Ce cadre d’analyse permet de comparer les forces des deux armées et de décider s’il faut ou non livrer bataille.

À l’intérieur de ce cadre, Sun Tzu insiste sur l’importance de créer ce que l’on appellerait aujourd’hui un déséquilibre d’information avec l’ennemi. Il faut comprendre parfaitement le camp adverse et faire en sorte que les commandants ennemis ne vous comprennent pas. Cela passe notamment par l’utilisation systématique d’espions ; les véritables espions seront protégés en sacrifiant ceux, plus visibles, que l’ennemi pourrait identifier. Le général devra par ailleurs diffuser des informations fausses sur sa propre stratégie, introduire de la confusion dans l’esprit de l’ennemi et l’inciter habilement à gaspiller ses forces.

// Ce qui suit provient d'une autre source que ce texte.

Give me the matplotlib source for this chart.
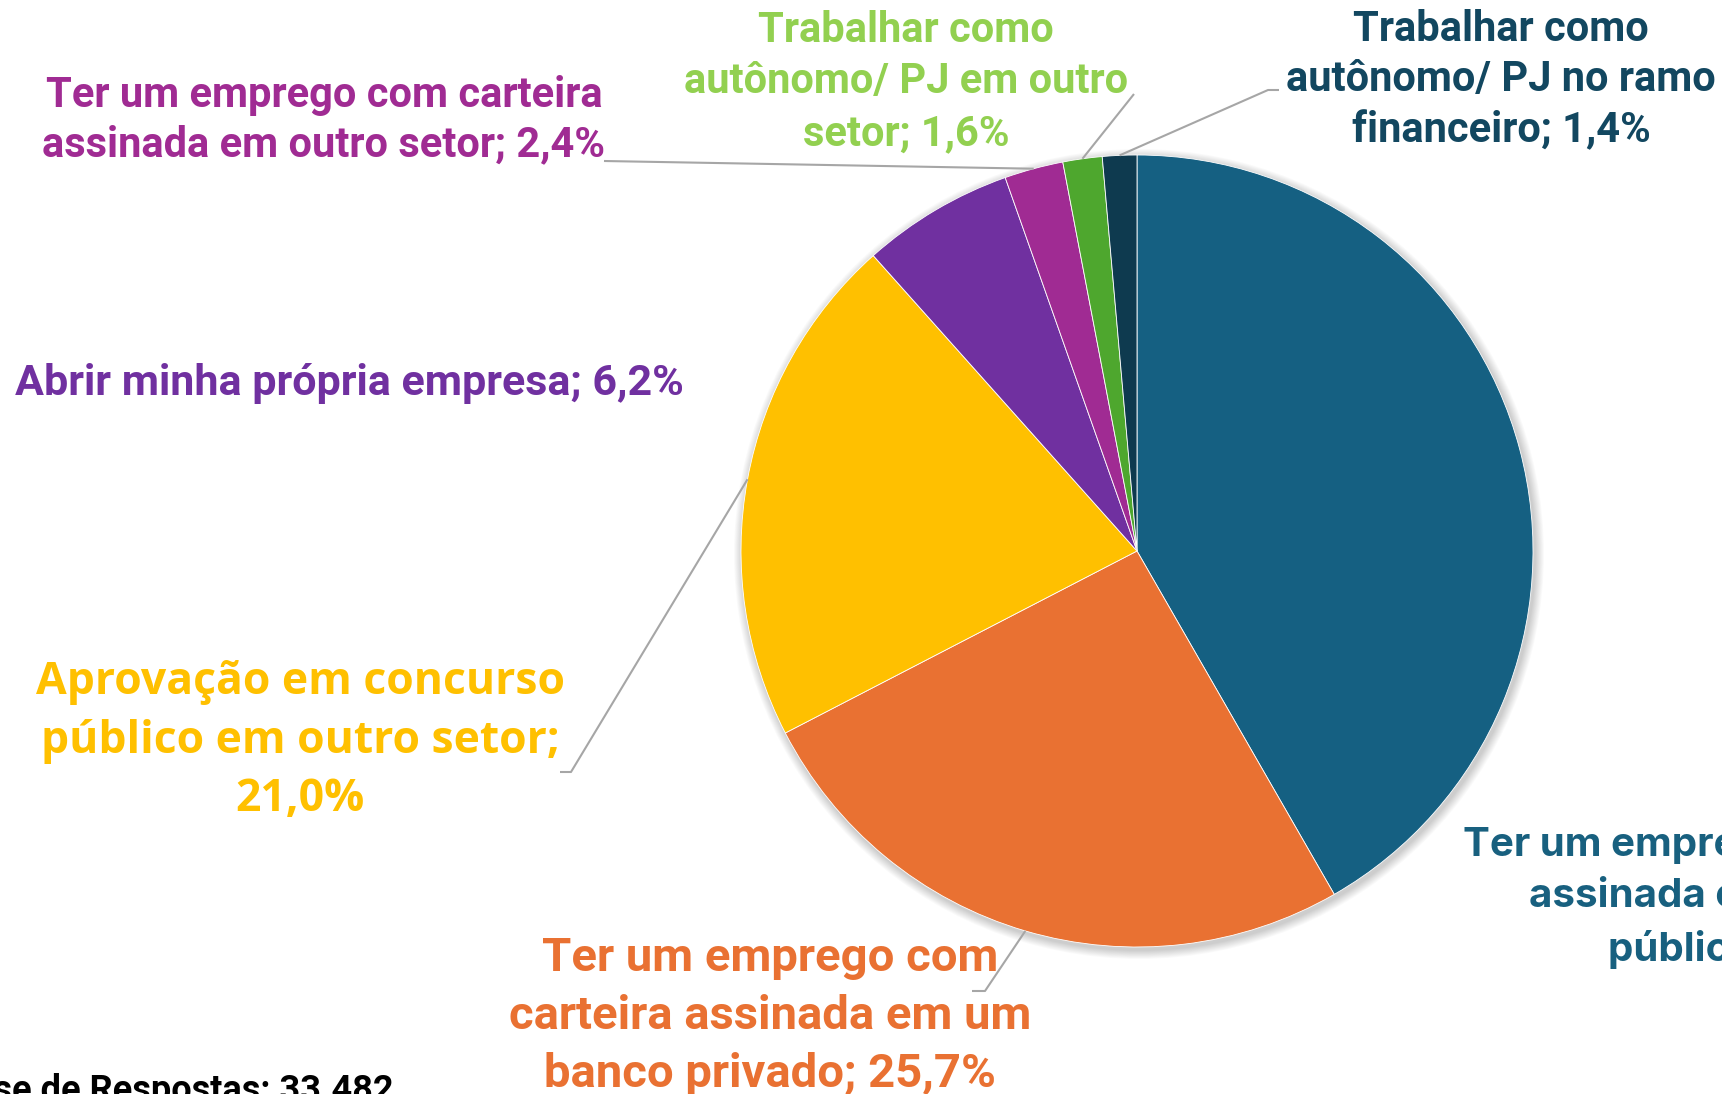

Cette éthique de l’affrontement et de la duplicité s’exprime dans des maximes brèves, dont certaines figurent parmi les phrases les plus citées au monde : «Quand tu es fort, parais faible. Quand tu es faible, parais fort» ; «Le général est habile dans l’attaque lorsque son adversaire ne sait pas quoi défendre. Il est habile dans la défense lorsque son adversaire ne sait pas quoi attaquer» ; «Le sommet du talent est de savoir vaincre l’ennemi sans combattre».

Une campagne électorale inspirée par Maître Sun

Avec le recul, la stratégie du candidat Donald Trump, entre le lancement de sa campagne présidentielle le 15 juin 2015 à New York et sa victoire le 8 novembre 2016, reposait sur deux principaux piliers.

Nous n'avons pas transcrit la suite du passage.